POM SI 01120.199F Early Termination Provisions and Trusts states that in order for an SNT to be terminated early, it must meet specific requirements. (1) The State(s), as primary assignee, would receive an amount equal to the total amount of medical assistance paid on behalf of the individual under the State Medicaid plan(s); (2) Other than payment for taxes due from the trust to the State(s) or Federal government due to the termination of the trusts and reasonable fees and administrative expenses associated with the termination of the trust, no entity other than the trust beneficiary may benefit from the early termination; and (3) The early termination clause gives the power to terminate to someone other than the trust beneficiary.  The most common argument is that a transfer of a individual SNT to a pooled SNT is not a termination at all.  The argument seems logical, but we all know that the law rarely has room for logic.

My counter argument and the view of Social Security is that SI 01120.199F(2) provides a clear exception allowing a pooled SNT to be transferred to another pooled SNT without it being considered an early termination.  Because there is an exception for pooled SNTs, the omission of an exception for individual SNTs would mean that Social Security would treat the transfer of an individual SNT to a pooled SNT as an early termination subject to the requirements above.

What does this really mean? It means that if you include a provision allowing the transfer of the individual SNT into a pooled SNT without complying with SI 01120.199F, your trust may not be approved and the corpus could be considered an available resource. Trusts that are reviewed during an annual review will likely be determined to be invalid. In the later case, at least the trust can be amended during the 90 day amendment period as per SI 01120.199A(2).

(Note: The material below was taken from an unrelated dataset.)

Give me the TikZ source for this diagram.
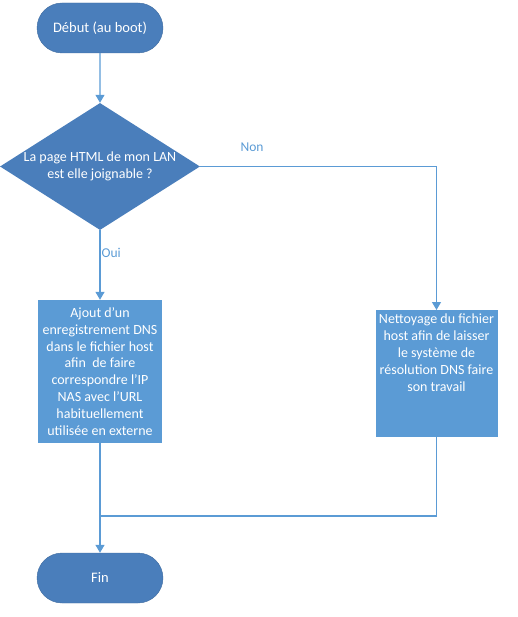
\documentclass[tikz,border=0pt]{standalone}
\usepackage{fontspec}
\setmainfont{Carlito}
\usetikzlibrary{shapes.geometric,shapes.misc,arrows.meta}
\definecolor{termblue}{HTML}{4A7EBB}
\definecolor{boxblue}{HTML}{5B9BD5}
\definecolor{lineblue}{HTML}{5B9BD5}
\tikzset{
  terminal/.style={rounded rectangle, fill=termblue, draw=termblue!85!black, line width=0.4pt, text=white, minimum width=126pt, minimum height=50pt, inner sep=0pt, font=\fontsize{14.5}{17}\selectfont},
  decision/.style={diamond, fill=termblue, text=white, minimum width=200pt, minimum height=127pt, inner sep=0pt, aspect=1.575, font=\fontsize{14}{17}\selectfont, align=center},
  process/.style={rectangle, fill=boxblue, text=white, inner sep=0pt, font=\fontsize{14}{16.8}\selectfont},
  conn/.style={draw=lineblue, line width=1.2pt},
  arr/.style={conn, -{Triangle[length=8pt,width=9pt]}},
  lbl/.style={text=lineblue, font=\fontsize{13.5}{16}\selectfont}
}
\begin{document}
\begin{tikzpicture}[x=1pt,y=-1pt]
\useasboundingbox (0,0) rectangle (518,617);
\node[terminal] (start) at (100,28) {Début (au boot)};
\node[decision] (dec) at (100,166.5) {La page HTML de mon LAN\\est elle joignable ?};
\node[process] (ajout) at (100,371.5) {\begin{minipage}[c][143pt][c]{124pt}\centering
Ajout d’un\\enregistrement DNS\\dans le fichier host\\afin\ \ de faire\\correspondre l’IP\\NAS avec l’URL\\habituellement\\utilisée en externe\end{minipage}};
\node[process, anchor=north] (nett) at (436.5,310) {\begin{minipage}[c][127pt][t]{122pt}\centering\vspace{4pt}
Nettoyage du fichier\\host afin de laisser\\le système de\\résolution DNS faire\\son travail\end{minipage}};
\node[terminal] (fin) at (100,578) {Fin};
\coordinate (corner) at (436.5,166.5);
\coordinate (join) at (100,516);
\draw[arr] (start) -- (dec);
\draw[arr] (dec.south) -- node[lbl, pos=0.32, right, inner sep=1pt] {Oui} (ajout.north);
\draw[arr] (dec.east) -- (corner) -- (nett.north);
\node[lbl] (non) at (252,147) {Non};
\draw[arr] (ajout.south) -- (fin.north);
\draw[conn] (nett.south) |- (join);
\end{tikzpicture}
\end{document}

What if you still have the same problems as above, but cannot just transfer the trust? What can be done? First, if the trust beneficiary has not incurred a lot of medical assistance under a State Medicaid plan, you can terminate the trust early, pay the state and distribute the funds to the trust beneficiary. The beneficiary can then establish a new pooled SNT.  Beware if your client is over age 64 and you are in a state that imposes a transfer penalty.  If that is not possible, perhaps a pooled trust provider would be willing to act as trustee for your individual SNT. Not all pooled trust providers will act as trustee for individual SNTs and administration fees may be higher than for a pooled trust.

Now, for that new client that walks through the door, what are you going to do? I would recommend taking another hard look at using a pooled trust. Many organizations that operate pooled trusts, operate them in many states. If you pick a state specific pooled trust, just make sure they include language allowing your client to transfer to another pooled trust. New funds can be deposited into a client’s pooled trust account after age 64, as long as your state allows. Pooled trust providers often administer trusts worth millions of dollars and will take care of your client’s trust even if the client’s funds are spent down.  Lastly, remember, not all pooled trust organizations require the retention of corpus upon death. If one does, just ask around and you will probably find one that will work for you and your client.